Olga travels to the Drevlians home town and visits her husband’s grave. She then hosts a funeral feast, where her retinue serve the Drevlians.
They serve the Drevlians a large amount of booze, until everyone is drunk. Then her men attack, murdering 5,000 people in a single slaughter.
Revenge phase 3 complete.
Astonishingly, there was then a phase 4. Olga returned home to raise and army with which she duly attacked the Drevlians, striking down town after town.
Eventually she arrives at their main city, and the city where her husband was killed, Iskorosten. She seiged the city for a year without success, so eventually she sent the city a message.
"Why do you persist in holding out? All your cities have surrendered to me and submitted to tribute, so that the inhabitants now cultivate their fields and their lands in peace. But you had rather die of hunger, without submitting to tribute."
Nervous that this is a ploy, they demand reassurance that they aren’t all going to be killed. To whch Olga replied,
"Since I have already avenged the misfortune of my husband twice on the occasions when your messengers came to Kiev, and a third time when I held a funeral feast for him, I do not desire further revenge, but am anxious to receive a small tribute."

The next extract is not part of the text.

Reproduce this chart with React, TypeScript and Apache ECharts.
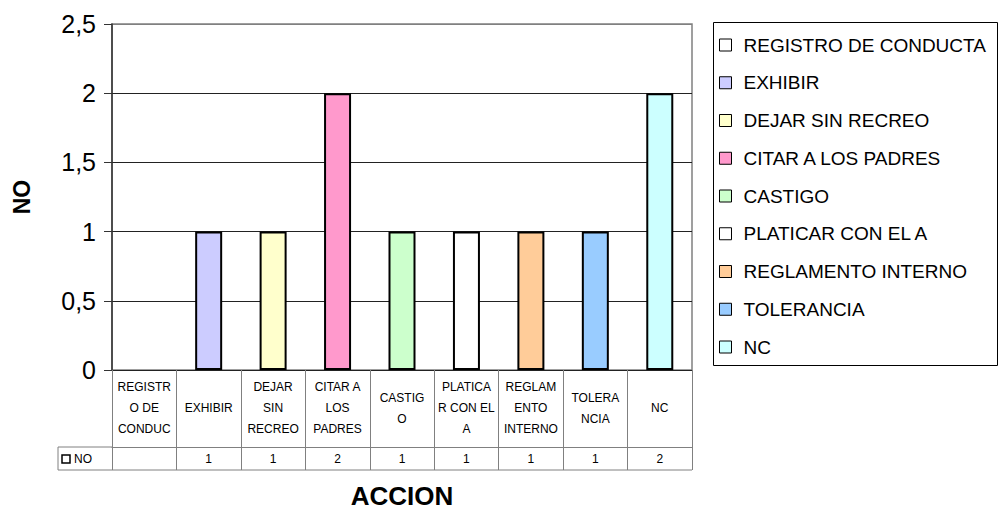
import React, { useEffect, useRef } from "react";
import * as echarts from "echarts";

const categories = [
  "REGISTRO DE CONDUCTA",
  "EXHIBIR",
  "DEJAR SIN RECREO",
  "CITAR A LOS PADRES",
  "CASTIGO",
  "PLATICAR CON EL A",
  "REGLAMENTO INTERNO",
  "TOLERANCIA",
  "NC",
];
const tableLabels = [
  "REGISTR\nO DE\nCONDUC",
  "EXHIBIR",
  "DEJAR\nSIN\nRECREO",
  "CITAR A\nLOS\nPADRES",
  "CASTIG\nO",
  "PLATICA\nR CON EL\nA",
  "REGLAM\nENTO\nINTERNO",
  "TOLERA\nNCIA",
  "NC",
];
const values: (number | null)[] = [null, 1, 1, 2, 1, 1, 1, 1, 2];
const colors = [
  "#FFFFFF",
  "#CCCCFF",
  "#FFFFCC",
  "#FF99CC",
  "#CCFFCC",
  "#FFFFFF",
  "#FFCC99",
  "#99CCFF",
  "#CCFFFF",
];
const seriesName = "NO";
const yTicks = { min: 0, max: 2.5, interval: 0.5 };

const FONT = "Liberation Sans, Arial, sans-serif";

export default function App() {
  const ref = useRef<HTMLDivElement>(null);
  useEffect(() => {
    if (!ref.current) return;
    const chart = echarts.init(ref.current, undefined, { renderer: "svg" });
    const series = categories.map((name, i) => ({
      name,
      type: "bar",
      stack: "all",
      barWidth: 27,
      data: values.map((v, j) => (j === i ? v : null)),
      itemStyle: { color: colors[i], borderColor: "#000", borderWidth: 2 },
      xAxisIndex: 0,
      yAxisIndex: 0,
    }));
    chart.setOption({
      animation: false,
      textStyle: { fontFamily: FONT },
      grid: {
        left: 112,
        top: 24,
        right: 307,
        bottom: 142,
        containLabel: false,
        outerBoundsMode: "none",
        show: true,
        borderColor: "#808080",
        borderWidth: 1.5,
        backgroundColor: "transparent",
      },
      legend: {
        orient: "vertical",
        left: 719,
        top: 35,
        padding: 0,
        itemWidth: 12,
        itemHeight: 12,
        itemGap: 17.75,
        icon: "rect",
        itemStyle: { borderColor: "#000", borderWidth: 1 },
        textStyle: {
          fontFamily: FONT,
          fontSize: 19,
          color: "#000",
          lineHeight: 20,
          padding: [0, 0, 0, 7],
        },
        data: categories,
      },
      xAxis: [
        {
          type: "category",
          data: tableLabels,
          position: "bottom",
          axisLine: { show: true, lineStyle: { color: "#222", width: 1 } },
          axisTick: {
            show: true,
            length: 77,
            lineStyle: { color: "#808080", width: 1 },
          },
          axisLabel: {
            interval: 0,
            margin: 38,
            verticalAlign: "middle",
            fontSize: 12,
            lineHeight: 21,
            color: "#000",
            fontFamily: FONT,
          },
        },
        {
          type: "category",
          data: values.map((v) => (v == null ? "" : String(v))),
          position: "bottom",
          offset: 77,
          axisLine: { show: true, lineStyle: { color: "#808080", width: 1 } },
          axisTick: {
            show: true,
            length: 23,
            lineStyle: { color: "#808080", width: 1 },
          },
          axisLabel: {
            interval: 0,
            margin: 12,
            verticalAlign: "middle",
            fontSize: 12,
            color: "#000",
            fontFamily: FONT,
          },
          name: "ACCION",
          nameLocation: "middle",
          nameGap: 36,
          nameTextStyle: {
            fontSize: 26,
            fontWeight: "bold",
            color: "#000",
            fontFamily: FONT,
          },
        },
      ],
      yAxis: {
        type: "value",
        min: yTicks.min,
        max: yTicks.max,
        interval: yTicks.interval,
        axisLine: { show: true, lineStyle: { color: "#333", width: 1.5 } },
        axisTick: { show: true, length: 8, lineStyle: { color: "#333" } },
        axisLabel: {
          margin: 16,
          fontSize: 25,
          color: "#000",
          fontFamily: FONT,
          formatter: (v: number) => String(v).replace(".", ","),
        },
        splitLine: {
          show: true,
          lineStyle: {
            color: ["#222", "#222", "#222", "#222", "#222", "#808080"],
            width: 1,
          },
        },
        name: seriesName,
        nameLocation: "middle",
        nameGap: 79,
        nameTextStyle: {
          fontSize: 23,
          fontWeight: "bold",
          color: "#000",
          fontFamily: FONT,
        },
      },
      series,
      graphic: [
        {
          type: "rect",
          shape: { x: 713.5, y: 22.5, width: 284, height: 343 },
          style: { fill: "none", stroke: "#000", lineWidth: 1 },
          silent: true,
        },
        {
          type: "line",
          shape: { x1: 58, y1: 447, x2: 112, y2: 447 },
          style: { stroke: "#808080", lineWidth: 1 },
        },
        {
          type: "line",
          shape: { x1: 58, y1: 470, x2: 692, y2: 470 },
          style: { stroke: "#808080", lineWidth: 1 },
        },
        {
          type: "line",
          shape: { x1: 58, y1: 447, x2: 58, y2: 470 },
          style: { stroke: "#808080", lineWidth: 1 },
        },
        {
          type: "rect",
          shape: { x: 62, y: 455, width: 8, height: 8 },
          style: { fill: "#fff", stroke: "#000", lineWidth: 1.5 },
        },
        {
          type: "text",
          x: 74,
          y: 459,
          style: {
            text: seriesName,
            fontSize: 12,
            fontFamily: FONT,
            fill: "#000",
            verticalAlign: "middle",
          },
        },
      ],
    });
    return () => chart.dispose();
  }, []);
  return (
    <div
      ref={ref}
      style={{ position: "absolute", left: 0, top: 0, width: 999, height: 512 }}
    />
  );
}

Ok, so what’s the tribute.
"Give me three pigeons," she said, "and three sparrows from each house.”
That sounded like a good deal to the people of Iskorosten, so they gather the birds together and deliver them to Olga.
“Now Olga gave to each soldier in her army a pigeon or a sparrow, and ordered them to attach by a thread to each pigeon and sparrow a piece of sulphur bound with small pieces of cloth.”
When night fell, Olga bade her soldiers release the pigeons and the sparrows. So the birds flew to their nests, the pigeons to the cotes, and the sparrows under the eaves. There was not a house that was not consumed, and it was impossible to extinguish the flames, because all the houses caught fire at once.
Anyone who escaped the flames were then hunted down and killed by Olga.
And only now is she finished getting her revenge.
Later, Olga goes on to convert to Christianity, convincing her son Sviatoslav to not persecute Christians. His son Vladimir later officially adopted Christianity in 988AD.
Although she wasn’t there to see it, having died in 969, Olga was later made a saint in recognition for her service to Christianity, giving her the the honorific Isapóstolos, "Equal to the Apostles" – giving Olga equality at last.